India has now begun final contract negotiations with Russia for the Rs 39,000 crore (over $5.5 billion) acquisition of five advanced S-400 Triumf air defence missile systems+ , which can detect, track and destroy hostile strategic bombers, stealth fighters, spy planes, missiles and drones at a range of up to 400 km and altitude of 30 km. India wants to conclude the major deal in the 2018-19 financial year, with the first S-400 surface-to-air (SAM) missile system, with its associated battle-management system of command post and launchers, acquisition and engagement radars, and all-terrain transportererector-launcher vehicles, slated for delivery two years after the contract is inked. “All the five S-400 systems, which can even take on medium-range ballistic missiles, apart from cruise missiles, will be delivered in 54 months. The force-multiplier will change the dynamics of air defence in the region,” a defence ministry source said. India’s final commercial negotiations with Russia after extensive field trials come at a time when China has already begun to get deliveries of six S-400 batteries – designated ‘SA-21 Growler’ by NATO – under a $3 billion deal inked in 2014. There were, however, reports that some auxiliary components of the S-400 systems being shipped to China from Russia were damaged in a storm last week.

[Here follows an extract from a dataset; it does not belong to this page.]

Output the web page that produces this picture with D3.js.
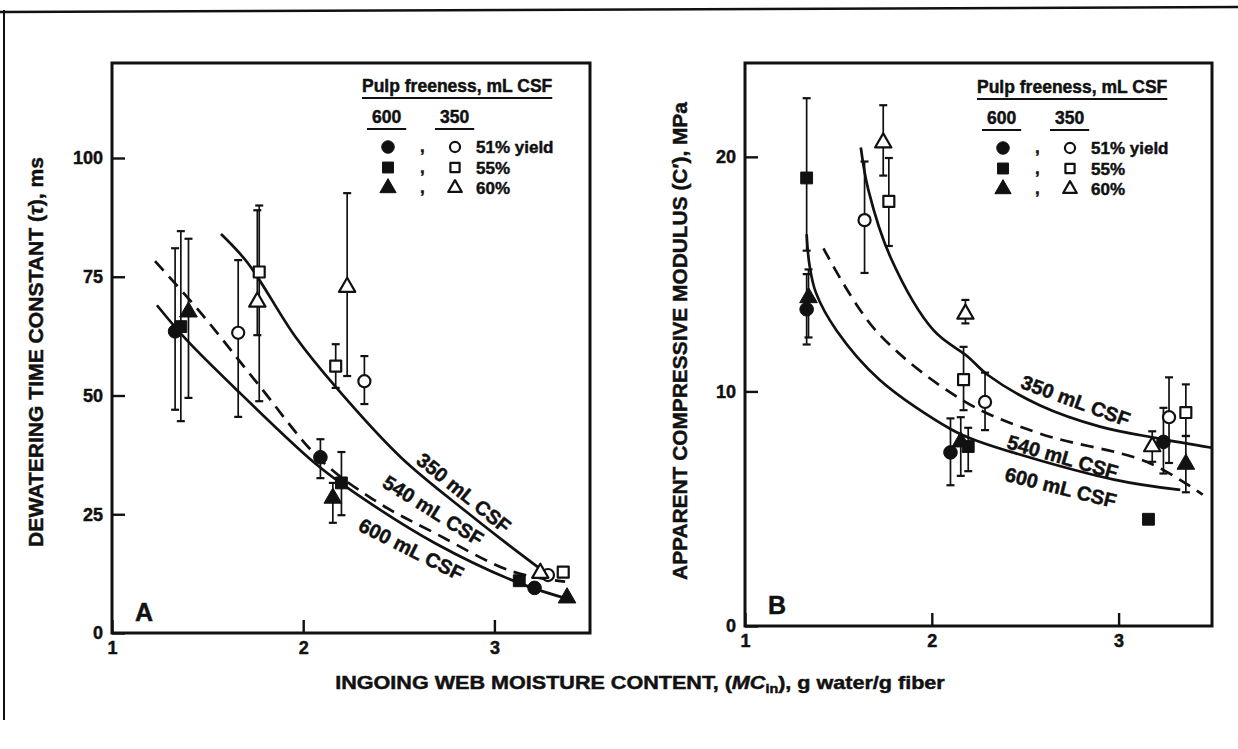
<!DOCTYPE html>
<html><head><meta charset="utf-8">
<script src="https://cdn.jsdelivr.net/npm/d3@7"></script>
<style>
body{margin:0;background:#fff}
text{font-family:"Liberation Sans",Arial,Helvetica,sans-serif;font-weight:bold;fill:#111;stroke:#111;stroke-width:0.45px}
</style>
</head><body>
<svg id="c" width="1238" height="749"></svg>
<script>
// ---------- DATA ----------
const xTicks = [1, 2, 3];
const yTicksA = [0, 25, 50, 75, 100];
const yTicksB = [0, 10, 20];
const legendTitle = "Pulp freeness, mL CSF";
const legendCols = ["600", "350"];
const legendRows = ["51% yield", "55%", "60%"];

// Panel A: dewatering time constant (ms)  {x, y, lo, hi}
const A_600_51 = [{x:1.33,y:63.5,lo:47,hi:81},{x:2.09,y:37,lo:32.6,hi:40.8},{x:3.21,y:9.5}];
const A_600_55 = [{x:1.36,y:64.5,lo:44.6,hi:84.6},{x:2.20,y:31.6,lo:24.8,hi:38.1},{x:3.13,y:11}];
const A_600_60 = [{x:1.40,y:67.6,lo:49.5,hi:83},{x:2.155,y:28.4,lo:23.2,hi:31.6},{x:3.38,y:7.4}];
const A_350_51 = [{x:1.66,y:63.2,lo:45.5,hi:78.5},{x:2.32,y:53,lo:48.2,hi:58.3},{x:3.28,y:12.2}];
const A_350_55 = [{x:1.77,y:76,lo:48.8,hi:90},{x:2.17,y:56.2,lo:51.6,hi:60.8},{x:3.36,y:12.8}];
const A_350_60 = [{x:1.76,y:69.7,lo:62.7,hi:89},{x:2.23,y:72.8,lo:54.1,hi:92.6},{x:3.24,y:12.6}];
// Panel A fitted curves
const A_curve350 = [[1.57,84],[1.71,77.9],[1.96,62.3],[2.17,51.8],[2.51,37],[2.86,25.3],[3.04,19.6],[3.24,13.5]];
const A_curve540 = [[1.225,78.3],[1.46,67.6],[1.76,52.6],[2.09,36.5],[2.39,27.5],[2.69,21],[3.09,13],[3.37,10.8]];
const A_curve600 = [[1.235,69],[1.39,61.7],[1.67,50.5],[2.06,35.8],[2.27,29.5],[2.69,18.9],[3.13,10.5],[3.40,7]];
const A_curveLabels = [{t:"350 mL CSF",x:2.84,y:29.5,a:39},{t:"540 mL CSF",x:2.68,y:25.8,a:32},{t:"600 mL CSF",x:2.565,y:17.6,a:26.6}];

// Panel B: apparent compressive modulus (MPa)
const B_600_51 = [{x:1.33,y:13.5,lo:12.0,hi:15.0},{x:2.10,y:7.4,lo:6.0,hi:8.85},{x:3.24,y:7.85,lo:6.5,hi:9.3}];
const B_600_55 = [{x:1.33,y:19.1,lo:16.0,hi:22.5},{x:2.195,y:7.65,lo:6.6,hi:8.45},{x:3.16,y:4.55}];
const B_600_60 = [{x:1.34,y:14.0,lo:12.3,hi:15.2},{x:2.155,y:7.85,lo:6.4,hi:8.9},{x:3.36,y:6.9,lo:5.7,hi:8.1}];
const B_350_51 = [{x:1.64,y:17.3,lo:15.05,hi:19.8},{x:2.285,y:9.55,lo:8.35,hi:10.8},{x:3.27,y:8.9,lo:6.95,hi:10.6}];
const B_350_55 = [{x:1.77,y:18.1,lo:16.2,hi:19.95},{x:2.17,y:10.5,lo:9.2,hi:11.9},{x:3.36,y:9.1,lo:8.1,hi:10.3}];
const B_350_60 = [{x:1.74,y:20.6,lo:19.2,hi:22.2},{x:2.18,y:13.3,lo:12.9,hi:13.9},{x:3.18,y:7.65,lo:7.0,hi:8.3}];
const B_curve350 = [[1.62,20.4],[1.66,18.6],[1.78,15.7],[2.01,12.6],[2.19,11.5],[2.30,10.7],[2.58,9.4],[2.9,8.5],[3.21,8.0],[3.5,7.6]];
const B_curve540 = [[1.42,16.1],[1.70,12.6],[2.17,9.6],[2.58,8.2],[3.15,7.0],[3.45,5.6]];
const B_curve600 = [[1.33,16.7],[1.345,15.4],[1.38,14.2],[1.49,12.6],[1.72,10.5],[2.10,8.4],[2.24,7.9],[2.97,6.25],[3.33,5.8]];
const B_curveLabels = [{t:"350 mL CSF",x:2.77,y:9.6,a:20},{t:"540 mL CSF",x:2.70,y:7.2,a:16},{t:"600 mL CSF",x:2.69,y:5.9,a:14}];

// ---------- DRAW ----------
const svg = d3.select("#c");
const ink = "#111";

// scan frame
svg.append("line").attr("x1",0).attr("y1",12).attr("x2",1238).attr("y2",7).attr("stroke",ink).attr("stroke-width",2.5);
svg.append("line").attr("x1",4).attr("y1",10).attr("x2",4).attr("y2",720).attr("stroke",ink).attr("stroke-width",2);

function drawMarker(g, shape, filled, px, py, scale=1){
  const s = d3.symbol().type(shape==="circle"?d3.symbolCircle:shape==="square"?d3.symbolSquare:d3.symbolTriangle)
     .size((shape==="circle"?(filled?145:115):shape==="square"?(filled?140:120):(filled?135:115))*scale);
  g.append("path").attr("d", s()).attr("transform",`translate(${px},${py})`)
   .attr("fill", filled?ink:"#fff").attr("stroke",ink).attr("stroke-width",filled?1:2.2)
   .attr("stroke-linejoin","round");
}

function panel(cfg){
  const g = svg.append("g");
  const x = d3.scaleLinear().domain([1,3.5]).range([cfg.l,cfg.r]);
  const y = d3.scaleLinear().domain(cfg.yDom).range([cfg.b,cfg.t]);

  const ax = g.append("g").attr("transform",`translate(${cfg.l},0)`)
    .call(d3.axisLeft(y).tickValues(cfg.yTicks).tickSizeInner(-13).tickSizeOuter(0).tickPadding(9).tickFormat(d3.format("d")));
  const bx = g.append("g").attr("transform",`translate(0,${cfg.b})`)
    .call(d3.axisBottom(x).tickValues(xTicks).tickSizeInner(-13).tickSizeOuter(0).tickPadding(8).tickFormat(d3.format("d")));
  [ax,bx].forEach(a=>{
    a.select(".domain").remove();
    a.selectAll(".tick line").attr("stroke",ink).attr("stroke-width",2.4);
    a.selectAll(".tick text").style("font-size","18px").style("font-family",'"Liberation Sans",Arial,sans-serif')
      .style("font-weight","bold").attr("fill",ink).attr("stroke",ink).attr("stroke-width",0.5);
  });
  g.append("rect").attr("x",cfg.l).attr("y",cfg.t).attr("width",cfg.r-cfg.l).attr("height",cfg.b-cfg.t)
    .attr("fill","none").attr("stroke",ink).attr("stroke-width",3);

  const line = d3.line().x(d=>x(d[0])).y(d=>y(d[1])).curve(d3.curveCatmullRom.alpha(0.5));
  cfg.curves.forEach(c=>{
    g.append("path").attr("d",line(c.pts)).attr("fill","none").attr("stroke",ink)
      .attr("stroke-width",2.7).attr("stroke-dasharray",c.dash?"13,8":null);
  });

  cfg.series.forEach(s=>{
    s.data.forEach(d=>{
      if(d.lo!==undefined){
        const px=x(d.x);
        g.append("line").attr("x1",px).attr("x2",px).attr("y1",y(d.lo)).attr("y2",y(d.hi)).attr("stroke",ink).attr("stroke-width",1.7);
        [d.lo,d.hi].forEach(v=>g.append("line").attr("x1",px-4).attr("x2",px+4).attr("y1",y(v)).attr("y2",y(v)).attr("stroke",ink).attr("stroke-width",2.2));
      }
    });
  });
  cfg.series.forEach(s=>{
    s.data.forEach(d=>drawMarker(g,s.shape,s.filled,x(d.x),y(d.y)));
  });

  cfg.labels.forEach(L=>{
    g.append("text").attr("transform",`translate(${x(L.x)},${y(L.y)}) rotate(${L.a})`)
      .attr("text-anchor","middle").attr("dy","0.35em").style("font-size","20px").text(L.t);
  });

  g.append("text").attr("x",cfg.l+23).attr("y",cfg.b-12).style("font-size","25px").text(cfg.letter);

  const ox=cfg.lx, oy=cfg.ly;
  const tt = g.append("text").attr("x",ox).attr("y",oy).style("font-size","17.5px").text(legendTitle);
  const tw = tt.node().getComputedTextLength();
  g.append("line").attr("x1",ox).attr("x2",ox+tw).attr("y1",oy+6).attr("y2",oy+6).attr("stroke",ink).attr("stroke-width",2);
  const colX=[ox+10, ox+78];
  legendCols.forEach((c,i)=>{
    const t=g.append("text").attr("x",colX[i]).attr("y",oy+31).style("font-size","17.5px").text(c);
    const w=t.node().getComputedTextLength();
    g.append("line").attr("x1",colX[i]-5).attr("x2",colX[i]+w+5).attr("y1",oy+37).attr("y2",oy+37).attr("stroke",ink).attr("stroke-width",2);
  });
  const shapes=["circle","square","triangle"];
  legendRows.forEach((r,i)=>{
    const ry=oy+55+i*20.5;
    drawMarker(g,shapes[i],true,ox+26,ry,0.85);
    g.append("text").attr("x",ox+58).attr("y",ry+5).style("font-size","17px").text(",");
    drawMarker(g,shapes[i],false,ox+93,ry,0.7);
    g.append("text").attr("x",ox+114).attr("y",ry+6).style("font-size","17px").text(r);
  });

  const yt = g.append("text").attr("text-anchor","middle").style("font-size","20px");
  cfg.ytitle(yt);
  const n = yt.node().getComputedTextLength();
  yt.attr("transform",`translate(${cfg.ytx},${cfg.yty}) rotate(-90) scale(${cfg.ytLen/n},1)`).attr("dy","0.35em");
  return {x,y};
}

panel({l:112,t:63,r:590,b:633,yDom:[0,120],yTicks:yTicksA,letter:"A",lx:362,ly:92,
  curves:[{pts:A_curve350},{pts:A_curve540,dash:true},{pts:A_curve600}],
  series:[{data:A_600_51,shape:"circle",filled:true},{data:A_600_55,shape:"square",filled:true},{data:A_600_60,shape:"triangle",filled:true},
          {data:A_350_51,shape:"circle",filled:false},{data:A_350_55,shape:"square",filled:false},{data:A_350_60,shape:"triangle",filled:false}],
  labels:A_curveLabels,
  ytitle:t=>{t.append("tspan").text("DEWATERING TIME CONSTANT (");t.append("tspan").style("font-style","italic").text("τ");t.append("tspan").text("), ms");},
  ytx:36,yty:352,ytLen:390});

panel({l:745,t:63,r:1212,b:626,yDom:[0,24],yTicks:yTicksB,letter:"B",lx:977,ly:93,
  curves:[{pts:B_curve350},{pts:B_curve540,dash:true},{pts:B_curve600}],
  series:[{data:B_600_51,shape:"circle",filled:true},{data:B_600_55,shape:"square",filled:true},{data:B_600_60,shape:"triangle",filled:true},
          {data:B_350_51,shape:"circle",filled:false},{data:B_350_55,shape:"square",filled:false},{data:B_350_60,shape:"triangle",filled:false}],
  labels:B_curveLabels,
  ytitle:t=>{t.text("APPARENT COMPRESSIVE MODULUS (C′), MPa");},
  ytx:680,yty:341,ytLen:478});

const xt = svg.append("text").attr("text-anchor","middle").style("font-size","18px");
xt.append("tspan").text("INGOING WEB MOISTURE CONTENT, (");
xt.append("tspan").style("font-style","italic").text("MC");
xt.append("tspan").attr("dy","4").style("font-size","12px").text("in");
xt.append("tspan").attr("dy","-4").text("), g water/g fiber");
const xn = xt.node().getComputedTextLength();
xt.attr("transform",`translate(640,689) scale(${610/xn},1)`);
</script>
</body></html>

Russia, which has deployed the S-400 in Crimea for airspace protection along the Ukraine border, is also set to sell the air defence systems to Turkey and Saudi Arabia. India can deploy the highly-mobile S-400 system to protect a city during war, or even use it to neutralise Pakistan’s short-range Nasr (Hatf-IX) nuclear missiles. Pakistan often recklessly brandishes its Nasr missiles as a battlefield counter to India’s ‘Cold Start’ strategy of swift, high-intensity conventional attacks into enemy territory. With long-range radars to track 100 to 300 targets simultaneously, the S-400 has different kinds of supersonic and hypersonic missiles to intercept incoming aerial threats at different ranges. The system’s cost depends on the configuration a customer wants. India, for instance, is mainly going in for long-range (120-370-km) interception missiles.